NEW YORK (TheStreet) -- When Microsoft (MSFT) reports its fiscal first-quarter earnings Thursday, all eyes will be paying attention to whether the software giant really has the muscle to keep its position in the cloud, and how the company's hardware push is going.
If Intel (INTC) and IBM's (IBM) earnings announcements last week provided any indication into what Microsoft might reveal during its own announcement, it's that the stakes are high to show it's succeeding in the cloud, while broadening its push into the hardware markets, according to Morningstar technology equity analyst Norman Young and Jack Gold, principal analyst at J. Gold Associates.
IBM revealed its ongoing struggles in its hardware business, which demonstrated a need for increasing its shift towards cloud services, and away from big system investments. IBM's hardware exposure spans from mainframes and servers to storage products. A relatively weak quarter for IBM's overall software products business reflected for Morningstar's Young that IBM could either be losing software market share or even be portending an industry-wide weakening of traditional enterprise software spending, amid continued strength in cloud investments.

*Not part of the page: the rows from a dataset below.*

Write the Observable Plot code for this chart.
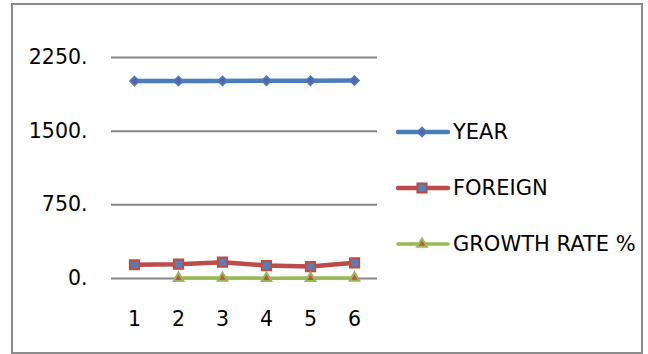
<!DOCTYPE html>
<html><head><meta charset="utf-8">
<script src="https://cdn.jsdelivr.net/npm/d3@7"></script>
<script src="https://cdn.jsdelivr.net/npm/@observablehq/plot@0.6"></script>
<style>
body{margin:0;background:#fff;}
#wrap{position:relative;width:648px;height:354px;overflow:hidden;font-family:"DejaVu Sans",sans-serif;background:#fff;}
#frame{position:absolute;left:11px;top:3px;width:632px;height:351px;border:2px solid #8c8c8c;box-sizing:border-box;}
#chart{position:absolute;left:0;top:0;}
.item{position:absolute;left:396px;height:24px;display:flex;align-items:center;white-space:nowrap;font-size:21px;color:#000;}
.item svg{display:block;margin-right:3px;}
</style></head>
<body>
<div id="wrap"><div id="frame"></div><div id="chart"></div></div>
<script>
const xLabels = [1, 2, 3, 4, 5, 6];
const yTicks = [0, 750, 1500, 2250];
const seriesNames = ["YEAR", "FOREIGN", "GROWTH RATE %"];
const year = [2010, 2011, 2012, 2013, 2014, 2015];
const foreign = [140, 146, 166, 132, 122, 160];
const growth = [null, 4.2, 5.1, 3.5, 4.0, 6.3];

const rows = xLabels.map((x, i) => ({x, year: year[i], foreign: foreign[i], growth: growth[i]}));
const growthRows = rows.filter(d => d.growth != null);

const C = {
  year: {line: "#4a7ebb", fill: "#5b63a8", stroke: "#4a7ebb", symbol: "diamond2", r: 4.2},
  foreign: {line: "#be4b48", fill: "#4f81bd", stroke: "#be4b48", symbol: "square", r: 5.2},
  growth: {line: "#98b954", fill: "#c0504d", stroke: "#98b954", symbol: "triangle", r: 3.6}
};

const fmt = d => d + ".";
const chart = Plot.plot({
  width: 648, height: 354,
  marginLeft: 111, marginRight: 271, marginTop: 57, marginBottom: 76,
  style: {fontFamily: "'DejaVu Sans', sans-serif", color: "#000", background: "transparent"},
  x: {type: "point", domain: xLabels, padding: 0.5},
  y: {domain: [0, 2250]},
  marks: [
    Plot.ruleY(yTicks, {stroke: "#878787", strokeWidth: 2}),
    Plot.axisY({ticks: yTicks, tickFormat: fmt, tickSize: 0, tickPadding: 24, fontSize: 20.5, label: null}),
    Plot.axisX({ticks: xLabels, tickSize: 0, tickPadding: 33, fontSize: 20.5, label: null}),
    Plot.line(rows, {x: "x", y: "year", stroke: C.year.line, strokeWidth: 4.5}),
    Plot.line(rows, {x: "x", y: "foreign", stroke: C.foreign.line, strokeWidth: 4.5}),
    Plot.line(growthRows, {x: "x", y: "growth", stroke: C.growth.line, strokeWidth: 3.5}),
    Plot.dot(rows, {x: "x", y: "year", symbol: C.year.symbol, r: C.year.r, fill: C.year.fill, stroke: C.year.stroke, strokeWidth: 1.5}),
    Plot.dot(rows, {x: "x", y: "foreign", symbol: C.foreign.symbol, r: C.foreign.r, fill: C.foreign.fill, stroke: C.foreign.stroke, strokeWidth: 2}),
    Plot.dot(growthRows, {x: "x", y: "growth", symbol: C.growth.symbol, r: C.growth.r, fill: C.growth.fill, stroke: C.growth.stroke, strokeWidth: 2})
  ]
});
document.getElementById("chart").appendChild(chart);

// legend
const keys = ["year", "foreign", "growth"];
const centers = [131.7, 188.3, 244];
const wrap = document.getElementById("wrap");
keys.forEach((k, i) => {
  const c = C[k];
  const item = document.createElement("div");
  item.className = "item";
  item.style.top = (centers[i] - 12) + "px";
  const symType = {diamond2: d3.symbolDiamond2, square: d3.symbolSquare, triangle: d3.symbolTriangle}[c.symbol];
  const path = d3.symbol(symType, Math.PI * c.r * c.r)();
  item.innerHTML = `<svg width="54" height="24"><line x1="2" x2="52" y1="12" y2="12" stroke="${c.line}" stroke-width="${k === 'growth' ? 3.5 : 4.5}" stroke-linecap="round"/><path d="${path}" transform="translate(26,12)" fill="${c.fill}" stroke="${c.stroke}" stroke-width="${k === 'year' ? 1.5 : 2}"/></svg><span>${seriesNames[i]}</span>`;
  wrap.appendChild(item);
});
</script>
</body></html>
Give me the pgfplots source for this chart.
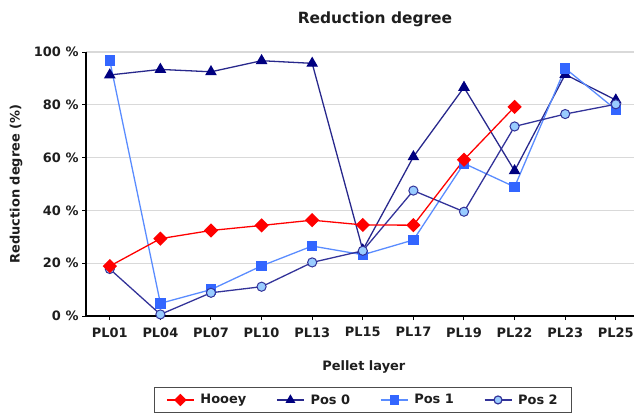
\documentclass[border=0pt]{standalone}
\usepackage{pgfplots}
\pgfplotsset{compat=1.18}
\usepackage{fontspec}
\setmainfont{DejaVu Sans}
\definecolor{hooey}{RGB}{255,0,0}
\definecolor{pzero}{RGB}{0,0,128}
\definecolor{pzeroline}{RGB}{40,40,140}
\definecolor{pone}{RGB}{51,102,255}
\definecolor{poneline}{RGB}{90,140,255}
\definecolor{ptwofill}{RGB}{153,204,255}
\definecolor{ptwoline}{RGB}{51,51,153}
\definecolor{txt}{RGB}{30,30,30}
\begin{document}
\begin{tikzpicture}[x=1bp,y=1bp]
\useasboundingbox (0,0) rectangle (634,415);
\begin{axis}[
  at={(86bp,99bp)}, anchor=south west,
  scale only axis, width=548bp, height=264bp,
  xmin=-0.47, xmax=10.36, ymin=0, ymax=100,
  xtick={0,...,10},
  xticklabels={PL01,PL04,PL07,PL10,PL13,PL15,PL17,PL19,PL22,PL23,PL25},
  ytick={0,20,40,60,80,100},
  yticklabel={\pgfmathprintnumber{\tick} \%},
  /pgf/number format/assume math mode=true,
  ticklabel style={font=\bfseries\fontsize{13}{15}\selectfont, text=txt},
  xticklabel style={yshift=-4bp},
  axis x line*=bottom, axis y line*=left,
  axis line style={black, line width=1.6pt, -},
  tick style={black, line width=1pt},
  tick align=outside, major tick length=4bp,
  ymajorgrids, grid style={gray!30, line width=1.2pt},
  xlabel={Pellet layer}, ylabel={Reduction degree (\%)},
  label style={font=\bfseries\fontsize{13}{15}\selectfont, text=txt},
  xlabel style={at={(axis description cs:0.507,-0.193)}, anchor=center},
  ylabel style={at={(axis description cs:-0.1277,0.5)}, anchor=center},
  legend columns=4,
  legend image code/.code={\draw[mark repeat=2,mark phase=2,#1] plot coordinates {(0bp,0bp) (13.5bp,0bp) (27bp,0bp)};},
  legend style={at={(277bp,-71bp)}, anchor=north, draw=black!70, line width=0.8pt,
    font=\bfseries\fontsize{13}{15}\selectfont, text=txt, inner xsep=12bp, inner ysep=5bp,
    /tikz/every odd column/.append style={column sep=4bp},
    /tikz/every even column/.append style={column sep=28bp}},
  legend cell align=left,
  clip=false,
]
\addlegendimage{hooey, line width=1.2pt, mark=square*, mark size=3.8, mark options={rotate=45, fill=hooey, draw=hooey}}
\addlegendentry{Hooey}
\addlegendimage{pzeroline, line width=1.2pt, mark=triangle*, mark size=4.5, mark options={fill=pzero, draw=pzero}}
\addlegendentry{Pos 0}
\addlegendimage{poneline, line width=1.2pt, mark=square*, mark size=4, mark options={fill=pone, draw=pone}}
\addlegendentry{Pos 1}
\addlegendimage{ptwoline, line width=1.2pt, mark=*, mark size=4, mark options={fill=ptwofill, draw=ptwoline}}
\addlegendentry{Pos 2}

\addplot[forget plot, pzeroline, line width=1.3pt, mark=triangle*, mark size=5.5, mark options={fill=pzero, draw=pzero}] coordinates {
(0,91.3) (1,93.4) (2,92.5) (3,96.7) (4,95.7) (5,25.0) (6,60.3) (7,86.6) (8,55.0) (9,91.5) (10,81.8)};
\addplot[forget plot, poneline, line width=1.3pt, mark=square*, mark size=4.6, mark options={fill=pone, draw=pone}] coordinates {
(0,96.7) (1,4.8) (2,10.0) (3,19.0) (4,26.5) (5,23.2) (6,28.8) (7,57.8) (8,48.9) (9,93.8) (10,78.2)};
\addplot[forget plot, ptwoline, line width=1.3pt, mark=*, mark size=4.6, mark options={fill=ptwofill, draw=ptwoline, line width=1pt}] coordinates {
(0,17.8) (1,0.6) (2,8.8) (3,11.1) (4,20.3) (5,24.7) (6,47.5) (7,39.5) (8,71.8) (9,76.5) (10,80.2)};
\addplot[forget plot, hooey, line width=1.3pt, mark=square*, mark size=4.4, mark options={rotate=45, fill=hooey, draw=hooey}] coordinates {
(0,18.9) (1,29.3) (2,32.4) (3,34.3) (4,36.3) (5,34.5) (6,34.4) (7,59.2) (8,79.2)};
\end{axis}
\node[font=\bfseries\fontsize{15.5}{18}\selectfont, text=txt] at (375,396) {Reduction degree};
\end{tikzpicture}
\end{document}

But while IBM is relatively new in rolling out an aggressive cloud strategy, Microsoft has been pushing its cloud growth messages and services for many years. Investors will have a higher bar for how much the company has actually progressed in this area in the past quarter. Investors will be paying close attention to how Microsoft's key cloud computing services, Windows Azure and Office 365, performed during the quarter, as they could be longer-term indicators for whether Microsoft can compete with the likes of cloud kings Google (GOOG) and Amazon (AMZN).